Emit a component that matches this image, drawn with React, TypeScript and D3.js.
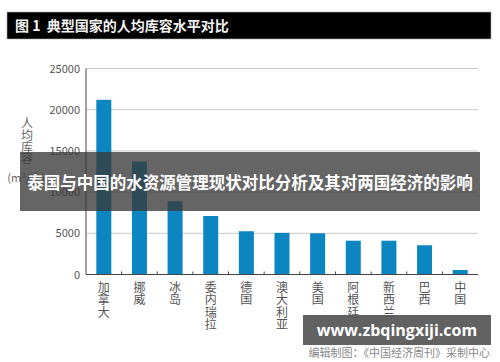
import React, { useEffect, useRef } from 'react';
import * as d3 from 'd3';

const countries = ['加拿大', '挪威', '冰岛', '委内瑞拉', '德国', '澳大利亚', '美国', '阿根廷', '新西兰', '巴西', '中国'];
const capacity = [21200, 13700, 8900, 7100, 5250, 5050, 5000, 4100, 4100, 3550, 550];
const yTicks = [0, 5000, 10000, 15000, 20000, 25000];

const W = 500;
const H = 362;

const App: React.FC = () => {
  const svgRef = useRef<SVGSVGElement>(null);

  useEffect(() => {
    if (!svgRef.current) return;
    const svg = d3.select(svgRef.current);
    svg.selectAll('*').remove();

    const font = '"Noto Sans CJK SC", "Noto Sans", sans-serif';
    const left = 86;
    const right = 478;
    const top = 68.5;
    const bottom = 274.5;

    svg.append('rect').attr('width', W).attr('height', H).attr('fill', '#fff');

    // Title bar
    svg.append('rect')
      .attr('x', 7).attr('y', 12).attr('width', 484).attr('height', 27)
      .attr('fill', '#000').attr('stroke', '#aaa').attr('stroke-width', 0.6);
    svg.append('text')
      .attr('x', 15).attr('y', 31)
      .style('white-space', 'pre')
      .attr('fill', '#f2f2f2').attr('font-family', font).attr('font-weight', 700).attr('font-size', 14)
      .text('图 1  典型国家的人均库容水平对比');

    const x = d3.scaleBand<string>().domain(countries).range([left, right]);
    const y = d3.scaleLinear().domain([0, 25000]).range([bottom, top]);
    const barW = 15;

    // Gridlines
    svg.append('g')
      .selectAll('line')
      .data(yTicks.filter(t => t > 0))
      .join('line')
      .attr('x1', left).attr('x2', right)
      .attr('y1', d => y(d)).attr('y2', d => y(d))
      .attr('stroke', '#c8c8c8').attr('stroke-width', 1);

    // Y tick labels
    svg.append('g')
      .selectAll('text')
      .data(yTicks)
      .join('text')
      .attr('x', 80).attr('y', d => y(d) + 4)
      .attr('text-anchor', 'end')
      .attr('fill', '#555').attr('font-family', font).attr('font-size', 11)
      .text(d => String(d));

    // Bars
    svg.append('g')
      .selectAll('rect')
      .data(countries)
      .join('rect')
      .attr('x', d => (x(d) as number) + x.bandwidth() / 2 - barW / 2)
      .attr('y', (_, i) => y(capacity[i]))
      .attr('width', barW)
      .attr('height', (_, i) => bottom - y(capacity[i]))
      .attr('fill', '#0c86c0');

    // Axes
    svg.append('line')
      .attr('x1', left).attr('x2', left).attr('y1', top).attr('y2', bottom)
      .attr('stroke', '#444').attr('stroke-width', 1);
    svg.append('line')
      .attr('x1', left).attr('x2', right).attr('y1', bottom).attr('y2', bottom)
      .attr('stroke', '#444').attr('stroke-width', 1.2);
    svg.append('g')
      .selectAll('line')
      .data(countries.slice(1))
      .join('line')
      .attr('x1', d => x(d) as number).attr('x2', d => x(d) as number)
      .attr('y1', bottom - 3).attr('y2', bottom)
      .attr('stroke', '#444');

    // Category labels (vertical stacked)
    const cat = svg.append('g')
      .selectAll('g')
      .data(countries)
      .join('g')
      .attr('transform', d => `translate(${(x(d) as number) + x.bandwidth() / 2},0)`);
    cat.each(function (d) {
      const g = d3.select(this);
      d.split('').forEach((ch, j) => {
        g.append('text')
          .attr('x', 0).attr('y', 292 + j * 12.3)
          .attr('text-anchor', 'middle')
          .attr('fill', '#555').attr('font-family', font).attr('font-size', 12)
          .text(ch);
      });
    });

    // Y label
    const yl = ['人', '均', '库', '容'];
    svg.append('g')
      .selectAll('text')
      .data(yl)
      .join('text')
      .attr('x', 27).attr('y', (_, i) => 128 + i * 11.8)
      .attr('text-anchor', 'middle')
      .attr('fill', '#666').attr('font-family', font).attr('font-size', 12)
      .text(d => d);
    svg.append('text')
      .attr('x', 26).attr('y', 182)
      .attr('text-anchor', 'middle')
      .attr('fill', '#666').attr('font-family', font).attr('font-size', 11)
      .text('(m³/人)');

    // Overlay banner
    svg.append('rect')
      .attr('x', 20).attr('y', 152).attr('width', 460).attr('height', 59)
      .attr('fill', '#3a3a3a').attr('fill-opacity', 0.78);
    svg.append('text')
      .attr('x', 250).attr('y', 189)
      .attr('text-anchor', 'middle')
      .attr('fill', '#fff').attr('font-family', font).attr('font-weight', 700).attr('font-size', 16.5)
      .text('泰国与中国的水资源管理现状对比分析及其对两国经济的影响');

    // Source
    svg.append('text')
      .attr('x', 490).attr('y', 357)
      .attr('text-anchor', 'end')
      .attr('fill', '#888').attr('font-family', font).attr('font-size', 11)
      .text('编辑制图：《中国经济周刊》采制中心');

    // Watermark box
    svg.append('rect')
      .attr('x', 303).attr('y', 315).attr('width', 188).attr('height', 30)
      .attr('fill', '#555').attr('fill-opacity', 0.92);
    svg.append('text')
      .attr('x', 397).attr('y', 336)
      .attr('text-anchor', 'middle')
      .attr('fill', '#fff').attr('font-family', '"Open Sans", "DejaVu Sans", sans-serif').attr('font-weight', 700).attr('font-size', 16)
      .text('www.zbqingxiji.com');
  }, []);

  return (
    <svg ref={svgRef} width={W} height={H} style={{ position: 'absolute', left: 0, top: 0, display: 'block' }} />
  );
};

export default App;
—————
> THE PROBLEM:
Leave out the pictures, then repeat the listing above exactly from its first line to the line with "const svgRef = useRef<SVGSVGElement>(null);", inclusive.

> PROBLEM SOLUTION:
Emit a component that matches this image, drawn with React, TypeScript and D3.js.
import React, { useEffect, useRef } from 'react';
import * as d3 from 'd3';

const countries = ['加拿大', '挪威', '冰岛', '委内瑞拉', '德国', '澳大利亚', '美国', '阿根廷', '新西兰', '巴西', '中国'];
const capacity = [21200, 13700, 8900, 7100, 5250, 5050, 5000, 4100, 4100, 3550, 550];
const yTicks = [0, 5000, 10000, 15000, 20000, 25000];

const W = 500;
const H = 362;

const App: React.FC = () => {
  const svgRef = useRef<SVGSVGElement>(null);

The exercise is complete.